The first apparatus generally accepted as a barometer was that set up in Florence in 1644 by Evangelista Torricelli (1608–1647), a mathematician and physicist. Torricelli filled a glass tube with mercury, sealed it at one end, and inverted it with its open end in a dish of mercury. The level always fell a short way down the tube, then settled at a height of about thirty inches. He concluded correctly that the mercury column was sustained by the weight of the air pressing on the open surface of mercury, and further experiments convinced him that the space above the mercury in the tube was a vacuum. He noted that the level rose and fell with changing temperature, but he was unable to use his apparatus to measure variations in the weight of the atmosphere because he had not foreseen that temperature would affect the level of the mercury.

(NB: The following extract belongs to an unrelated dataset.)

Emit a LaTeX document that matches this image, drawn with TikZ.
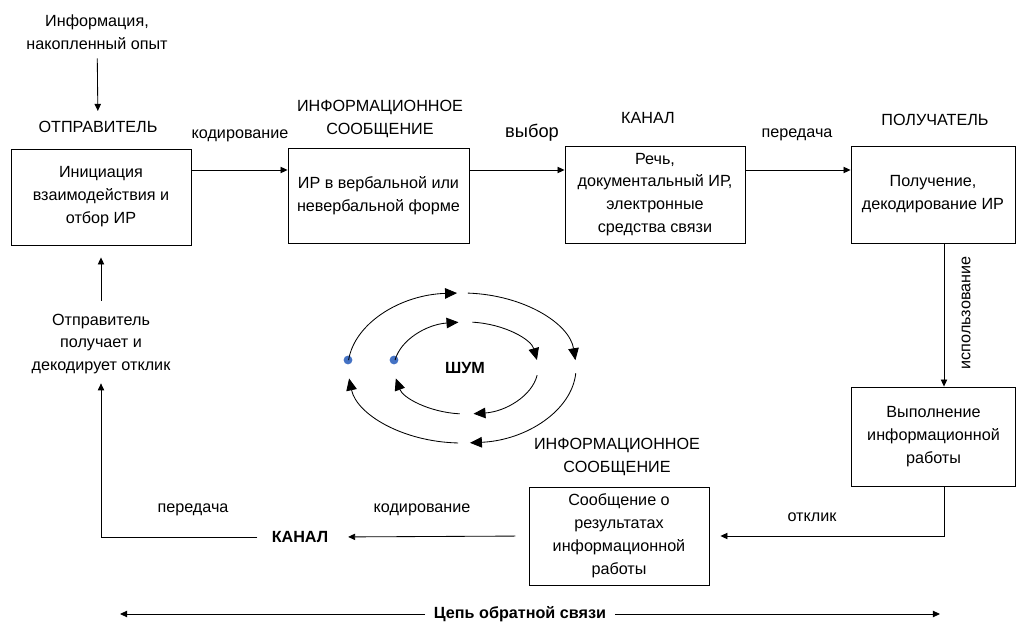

News of this experiment circulated quickly among European scientists, who hastened to replicate the experiment. Torricelli's conclusions were not universally accepted because some disputed whether the air had weight, while both Aristotle and the Catholic Church denied the possibility of a vacuum. In France, the philosopher René Descartes (1596–1650) seems to have been the first person, probably in 1647, to attach a graduated scale to the tube so that he could record any changes attributable to the weather. At around this time Duke Ferdinand II of Tuscany organized the first short-lived meteorological network among scientists in other Italian cities, gathering observations of pressure, temperature, humidity, wind direction, and state of the sky.

Descartes, the Minim friar Marin Mersenne (1588–1648), an important nexus for scientific communications, and physicist Blaise Pascal (1623–1662) also discussed whether the mercury column would be shorter if the experiment was performed at the top of a mountain where, presumably, the atmosphere weighed less. Around 1648 Pascal's brother-in-law Florin Perier (1605–1672) set up a tube at Clermont, where it stood at 26 inches 3½ lines (the French line was one-twelfth of a French inch), and carried another tube to the summit of the Puy de Dôme, where the mercury stood at 23 inches 2 lines.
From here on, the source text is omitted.